Overcoming
Looking at the title, I can appreciate you may be expecting a somewhat downbeat or defeated article. My hope is that in exploring the subject, quite the opposite can be true.
In our current climate of information saturation, I am witnessing a constant stream of narratives from the broadest array of identities and their specific struggles. Across online profiles, accounts, and publications, I can hear people all over the world discussing their challenges and hardships. From individual accounts of economic, social, and mental hardship to collective stances of resistance and solidarity against systemic injustice, I’d argue that overcoming is a desire alive and well, shared by many millions.

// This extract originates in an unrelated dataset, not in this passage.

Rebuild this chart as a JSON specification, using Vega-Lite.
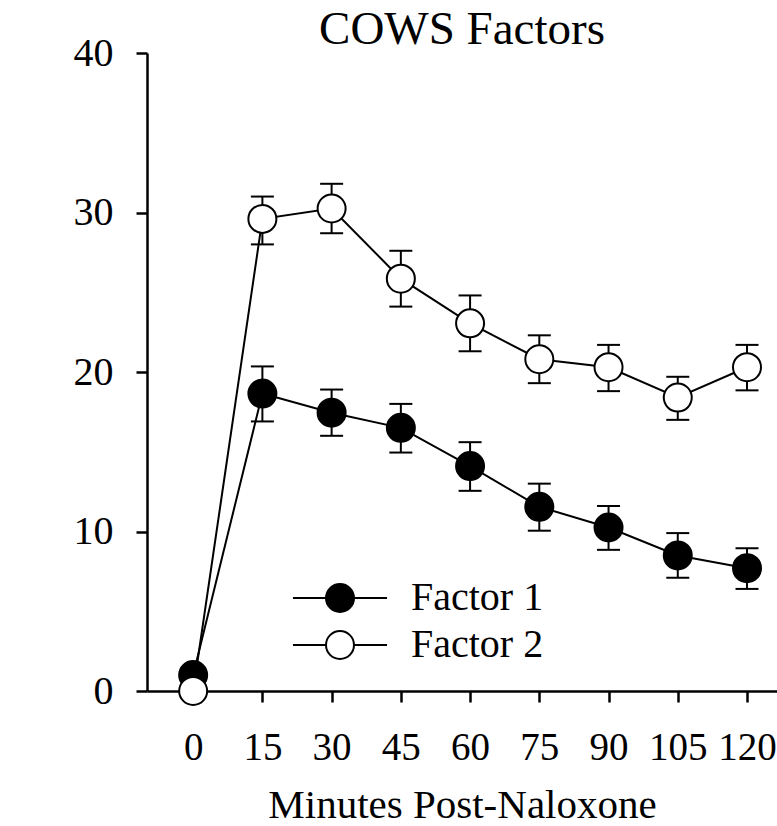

Yet I’m left thinking, what is the purpose of this exactly? What are people getting from this narrativizing and sharing? Only those sharing can answer this question; as an observer, I’m left supposing. My foremost thought is whether sharing and publicizing such struggles actually aids in overcoming them.

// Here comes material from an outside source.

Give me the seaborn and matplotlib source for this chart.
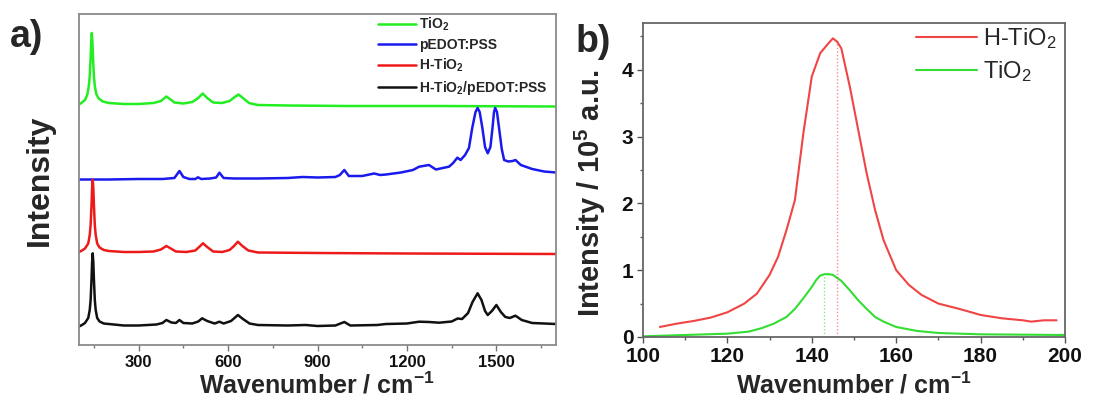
import numpy as np
import pandas as pd
import matplotlib
matplotlib.use("Agg")
import matplotlib.pyplot as plt
import seaborn as sns
from matplotlib.ticker import MultipleLocator

# ---------------- Panel a data (Raman spectra, stacked, arbitrary units) ----------------
tio2_x = [100, 110, 120, 128, 133, 136, 139, 141, 143, 145, 147, 150, 153, 158, 166, 180, 200,
          250, 300, 350, 375, 393, 405, 420, 450, 480, 500, 515, 530, 550, 580, 605, 620, 635,
          650, 670, 700, 800, 1000, 1300, 1700]
tio2_y = [240.5, 242.5, 245, 250.5, 259, 269, 287, 303, 312, 303, 287, 269, 259, 251, 246.5, 243.5, 242,
          241, 241, 242, 244, 248.5, 246, 242.5, 241.5, 243, 247, 251.5, 247, 242.5, 242, 244, 247.5, 250.5,
          247, 242, 240, 239.5, 239, 239, 238.5]

pedot_x = [100, 200, 300, 380, 420, 437, 450, 470, 490, 499, 510, 540, 560, 571, 585, 620, 700, 800,
           850, 900, 960, 975, 990, 1005, 1050, 1090, 1110, 1130, 1180, 1220, 1241, 1274, 1297, 1320,
           1341, 1355, 1369, 1380, 1395, 1408, 1419, 1430, 1437, 1444, 1453, 1462, 1471, 1480, 1487,
           1492, 1496, 1502, 1509, 1518, 1526, 1540, 1555, 1564, 1582, 1620, 1660, 1700]
pedot_y = [165.5, 165.5, 166, 166, 167, 174, 168, 166, 166, 167.7, 166, 166.5, 167.5, 172.3, 167, 166.5, 166.5, 167,
           168, 167.5, 168, 170, 175, 169, 169, 171.5, 170, 170.5, 172.5, 175, 178.3, 180, 175.5, 177,
           178.3, 182, 187.3, 185, 190, 197, 217, 233, 237, 233, 217, 198, 191.7, 198, 217,
           233, 237, 233, 217, 196, 185, 183.5, 184, 185, 180, 176, 173.5, 172.5]

htio2_x = [100, 110, 120, 131, 136, 139, 142, 144, 146, 148, 150, 153, 156, 161, 169, 183, 200,
           250, 300, 350, 375, 393, 408, 425, 460, 490, 503, 516, 530, 550, 580, 605, 620, 633,
           648, 668, 700, 900, 1200, 1700]
htio2_y = [93, 94.5, 96.5, 101.5, 110, 120, 140, 157, 165, 157, 140, 120, 110, 101.5, 97.5, 95, 94,
           93, 93, 93.5, 95.5, 99, 96.5, 93.5, 93, 94.5, 98, 101.7, 98, 93.5, 93, 95, 99, 103.3,
           99, 94.5, 92.5, 92, 91.5, 91]

mix_x = [100, 110, 120, 131, 136, 139, 142, 144, 146, 148, 150, 153, 156, 161, 169, 183, 200,
         250, 300, 330, 360, 380, 393, 410, 425, 437, 450, 480, 500, 513, 530, 555, 571, 585,
         610, 633, 650, 672, 700, 800, 860, 900, 960, 990, 1010, 1100, 1130, 1200, 1241, 1274,
         1308, 1350, 1370, 1385, 1405, 1420, 1437, 1450, 1462, 1471, 1485, 1500, 1515, 1530,
         1545, 1564, 1585, 1620, 1700]
mix_y = [18.5, 20, 22, 27, 35, 45, 66, 83, 91.7, 83, 66, 45, 35, 27, 23.5, 21.5, 21,
         19.5, 19.5, 20, 20.5, 22, 25, 22.5, 22, 25, 22, 21.5, 23.5, 26.7, 24, 21.5, 23.3, 21.5,
         24, 30, 26, 21.5, 20, 19.5, 20, 19, 19.5, 23, 19.5, 20, 21, 21.5, 23.3, 23,
         22.3, 23.5, 26.5, 26, 32, 43, 51.7, 45, 34, 30, 34, 40, 33, 28,
         27, 29.3, 25, 22, 21]

names_a = ["TiO$_\\mathbf{2}$", "pEDOT:PSS", "H-TiO$_\\mathbf{2}$", "H-TiO$_\\mathbf{2}$/pEDOT:PSS"]
colors_a = ["#22ee22", "#1a1aee", "#ee1a1a", "#111111"]

# ---------------- Panel b data (low-frequency Eg mode) ----------------
hb_x = [104, 108, 112, 116, 120, 124, 127, 130, 132, 134, 136, 138, 140, 142, 144, 145, 146, 147,
        149, 151, 153, 155, 157, 160, 163, 166, 170, 175, 180, 185, 190, 192, 195, 198]
hb_y = [0.15, 0.20, 0.24, 0.29, 0.37, 0.50, 0.65, 0.93, 1.20, 1.60, 2.05, 3.05, 3.90, 4.25, 4.40,
        4.47, 4.42, 4.32, 3.75, 3.10, 2.45, 1.90, 1.45, 1.00, 0.78, 0.63, 0.50, 0.42, 0.33, 0.28,
        0.25, 0.23, 0.25, 0.25]
tb_x = [100, 105, 110, 115, 120, 125, 128, 131, 134, 136, 138, 140, 141, 142, 143, 144, 145, 147,
        149, 151, 153, 155, 157, 160, 165, 170, 175, 180, 190, 200]
tb_y = [0.01, 0.02, 0.03, 0.04, 0.05, 0.08, 0.13, 0.20, 0.30, 0.42, 0.58, 0.75, 0.85, 0.92, 0.94,
        0.94, 0.93, 0.84, 0.70, 0.55, 0.42, 0.30, 0.23, 0.15, 0.09, 0.06, 0.05, 0.04, 0.035, 0.03]
names_b = ["H-TiO$_2$", "TiO$_2$"]
colors_b = ["#f04545", "#33dd33"]
peak_pos = [146, 143]
peak_val = [4.45, 0.94]

# ---------------- style ----------------
sns.set_theme(style="white")
plt.rcParams["font.family"] = ["Liberation Sans", "DejaVu Sans"]
plt.rcParams["mathtext.fontset"] = "custom"
plt.rcParams["mathtext.rm"] = "Liberation Sans"
plt.rcParams["mathtext.bf"] = "Liberation Sans:bold"
plt.rcParams["mathtext.it"] = "Liberation Sans:italic"

W, H = 1102, 401
fig = plt.figure(figsize=(W / 100, H / 100), dpi=100)

def box(l, t, r, b):
    return [l / W, 1 - b / H, (r - l) / W, (b - t) / H]

axa = fig.add_axes(box(79, 14, 556, 345))
axb = fig.add_axes(box(643, 23, 1065, 337))

# ---- panel a ----
dfa = pd.concat([
    pd.DataFrame({"x": tio2_x, "y": tio2_y, "s": names_a[0]}),
    pd.DataFrame({"x": pedot_x, "y": pedot_y, "s": names_a[1]}),
    pd.DataFrame({"x": htio2_x, "y": htio2_y, "s": names_a[2]}),
    pd.DataFrame({"x": mix_x, "y": mix_y, "s": names_a[3]}),
])
sns.lineplot(data=dfa, x="x", y="y", hue="s", hue_order=names_a, palette=colors_a,
             sort=False, estimator=None, linewidth=1.8, ax=axa, legend=False)
axa.set_xlim(100, 1700)
axa.set_ylim(0, 331)
axa.xaxis.set_major_locator(MultipleLocator(300))
axa.xaxis.set_minor_locator(MultipleLocator(150))
axa.set_yticks([])
axa.set_xlabel("")
axa.set_ylabel("")
axa.tick_params(axis="x", which="both", direction="out", bottom=True, colors="#777777",
                labelcolor="#111111", labelsize=12, pad=3)
axa.tick_params(axis="x", which="major", length=4, width=1)
axa.tick_params(axis="x", which="minor", length=2.5, width=1)
for lab in axa.get_xticklabels():
    lab.set_fontweight("bold")
for sp in axa.spines.values():
    sp.set_color("#8a8a8a")
    sp.set_linewidth(1.3)
la = axa.legend(axa.get_lines(), names_a, loc="upper right", bbox_to_anchor=(0.983, 0.995),
                frameon=False, borderpad=0, borderaxespad=0, handlelength=2.7,
                handletextpad=0.25, labelspacing=0.35, prop={"weight": "bold", "size": 10})

# ---- panel b ----
dfb = pd.concat([
    pd.DataFrame({"x": hb_x, "y": hb_y, "s": names_b[0]}),
    pd.DataFrame({"x": tb_x, "y": tb_y, "s": names_b[1]}),
])
sns.lineplot(data=dfb, x="x", y="y", hue="s", hue_order=names_b, palette=colors_b,
             sort=False, estimator=None, linewidth=1.5, ax=axb, legend=False)
for p, v, c in zip(peak_pos, peak_val, colors_b):
    axb.vlines(p, 0, v, colors=c, linestyles=(0, (1, 1.5)), linewidth=1.0, alpha=0.6)
axb.set_xlim(100, 200)
axb.set_ylim(0, 4.7)
axb.xaxis.set_major_locator(MultipleLocator(20))
axb.xaxis.set_minor_locator(MultipleLocator(10))
axb.yaxis.set_major_locator(MultipleLocator(1))
axb.yaxis.set_minor_locator(MultipleLocator(0.5))
axb.set_xlabel("")
axb.set_ylabel("")
axb.tick_params(axis="both", which="both", direction="out", bottom=True, left=True,
                colors="#555555", labelcolor="#111111", labelsize=15, pad=3)
axb.tick_params(axis="both", which="major", length=4, width=1)
axb.tick_params(axis="both", which="minor", length=2.5, width=1)
for lab in axb.get_xticklabels() + axb.get_yticklabels():
    lab.set_fontweight("bold")
for sp in axb.spines.values():
    sp.set_color("#666666")
    sp.set_linewidth(1.3)
lb = axb.legend(axb.get_lines()[:2], names_b, loc="upper right", bbox_to_anchor=(0.981, 0.99),
                frameon=False, borderpad=0, borderaxespad=0, handlelength=2.6,
                handletextpad=0.25, labelspacing=0.35, prop={"size": 17})

# ---- labels ----
fig.text(10 / W, 1 - 37 / H, "a)", fontsize=27, fontweight="bold", ha="left", va="center")
fig.text(576 / W, 1 - 42 / H, "b)", fontsize=27, fontweight="bold", ha="left", va="center")
fig.text(40 / W, 1 - 180 / H, "Intensity", rotation=90, fontsize=23, fontweight="bold",
         ha="center", va="center")
fig.text(590 / W, 1 - 193 / H, "Intensity / 10$^\\mathbf{5}$ a.u.", rotation=90, fontsize=21,
         fontweight="bold", ha="center", va="center")
fig.text(317 / W, 1 - 394 / H, "Wavenumber / cm$^\\mathbf{-1}$", fontsize=18, fontweight="bold",
         ha="center", va="baseline")
fig.text(854 / W, 1 - 394 / H, "Wavenumber / cm$^\\mathbf{-1}$", fontsize=18, fontweight="bold",
         ha="center", va="baseline")

fig.savefig("out.png", dpi=100, facecolor="white")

Is overcoming just a desire or a myth?
Overcoming as a term says to me, or implies, that the challenge is over, the declaration that the struggle has ended successfully. This end, however, isn’t my experience. I’m straight, white, and a man, and I have no qualms staring down the barrel of my significant privilege. I have no representative duty or value, neither do I face any systemic oppression.
My relationship with overcoming has been purely internal: dealing with matters of well-being and mental health. The overcoming of demons and one’s inner world in my experience is a day-at-a-time process. Overcoming in this sense is not a matter of reaching a plateau or seeing greater societal change, rather it’s been about evolving as I’ve grown; it’s been an ongoing investment in myself for a better quality of life. I’ve also found that my perspective on the quality of my life has changed over the years.